┌──

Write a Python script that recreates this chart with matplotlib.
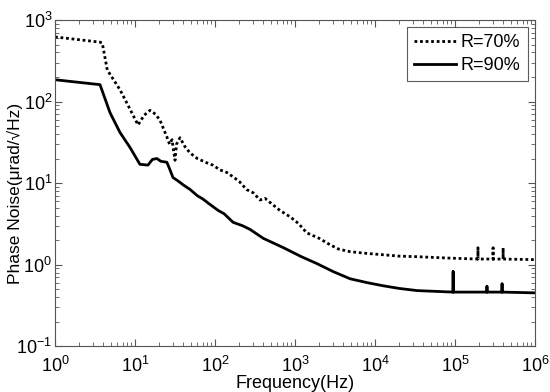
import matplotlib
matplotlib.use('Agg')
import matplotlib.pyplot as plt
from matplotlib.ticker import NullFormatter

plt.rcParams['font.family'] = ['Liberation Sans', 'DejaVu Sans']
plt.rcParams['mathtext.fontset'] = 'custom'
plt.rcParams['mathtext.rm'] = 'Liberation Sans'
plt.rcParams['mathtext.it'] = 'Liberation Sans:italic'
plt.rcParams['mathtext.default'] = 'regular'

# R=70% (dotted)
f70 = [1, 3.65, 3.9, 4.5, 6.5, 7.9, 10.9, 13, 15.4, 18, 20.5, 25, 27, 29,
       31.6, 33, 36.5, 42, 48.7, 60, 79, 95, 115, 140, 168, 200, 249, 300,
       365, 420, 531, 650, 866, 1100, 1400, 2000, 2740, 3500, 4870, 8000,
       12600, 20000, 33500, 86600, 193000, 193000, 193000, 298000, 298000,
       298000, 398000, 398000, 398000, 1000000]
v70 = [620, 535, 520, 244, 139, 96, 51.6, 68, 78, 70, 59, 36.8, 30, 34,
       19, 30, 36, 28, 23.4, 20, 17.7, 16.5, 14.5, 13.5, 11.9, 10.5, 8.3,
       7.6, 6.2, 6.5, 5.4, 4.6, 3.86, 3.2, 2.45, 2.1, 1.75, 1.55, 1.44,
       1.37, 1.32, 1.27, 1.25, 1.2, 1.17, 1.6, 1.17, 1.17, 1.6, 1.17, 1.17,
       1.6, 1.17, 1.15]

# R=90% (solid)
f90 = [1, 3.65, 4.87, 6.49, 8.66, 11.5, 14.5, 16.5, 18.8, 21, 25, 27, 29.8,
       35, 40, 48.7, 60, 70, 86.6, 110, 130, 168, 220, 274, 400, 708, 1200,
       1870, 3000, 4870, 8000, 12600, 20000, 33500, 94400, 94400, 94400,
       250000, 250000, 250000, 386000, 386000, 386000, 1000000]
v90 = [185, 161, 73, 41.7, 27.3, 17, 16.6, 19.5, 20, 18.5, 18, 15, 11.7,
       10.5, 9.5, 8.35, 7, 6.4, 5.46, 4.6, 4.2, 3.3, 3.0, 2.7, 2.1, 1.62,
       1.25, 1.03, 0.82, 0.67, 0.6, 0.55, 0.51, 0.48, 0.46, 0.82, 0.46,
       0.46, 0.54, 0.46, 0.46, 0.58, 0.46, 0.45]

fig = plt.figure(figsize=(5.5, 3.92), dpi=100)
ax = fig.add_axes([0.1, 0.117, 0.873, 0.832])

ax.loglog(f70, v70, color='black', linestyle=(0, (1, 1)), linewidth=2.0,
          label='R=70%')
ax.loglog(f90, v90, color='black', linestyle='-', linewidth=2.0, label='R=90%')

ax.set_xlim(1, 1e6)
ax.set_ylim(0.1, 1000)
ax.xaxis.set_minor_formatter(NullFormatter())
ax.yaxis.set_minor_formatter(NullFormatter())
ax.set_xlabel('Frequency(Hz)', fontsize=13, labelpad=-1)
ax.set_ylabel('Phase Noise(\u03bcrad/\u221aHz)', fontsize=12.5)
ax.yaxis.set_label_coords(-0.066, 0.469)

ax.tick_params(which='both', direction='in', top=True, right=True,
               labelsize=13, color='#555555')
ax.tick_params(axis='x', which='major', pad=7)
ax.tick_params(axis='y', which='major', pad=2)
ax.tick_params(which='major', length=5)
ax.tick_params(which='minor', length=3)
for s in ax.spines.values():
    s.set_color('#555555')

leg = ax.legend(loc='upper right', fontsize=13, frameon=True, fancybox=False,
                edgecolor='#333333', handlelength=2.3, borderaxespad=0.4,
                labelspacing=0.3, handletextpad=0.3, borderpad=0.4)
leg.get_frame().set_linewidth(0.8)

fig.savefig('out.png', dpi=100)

└──

**Aim**. Without the pictures, return the listing above from its first line through the line that has "plt.rcParams['mathtext.default'] = 'regular'".

**Response to the task**.
Write a Python script that recreates this chart with matplotlib.
import matplotlib
matplotlib.use('Agg')
import matplotlib.pyplot as plt
from matplotlib.ticker import NullFormatter

plt.rcParams['font.family'] = ['Liberation Sans', 'DejaVu Sans']
plt.rcParams['mathtext.fontset'] = 'custom'
plt.rcParams['mathtext.rm'] = 'Liberation Sans'
plt.rcParams['mathtext.it'] = 'Liberation Sans:italic'
plt.rcParams['mathtext.default'] = 'regular'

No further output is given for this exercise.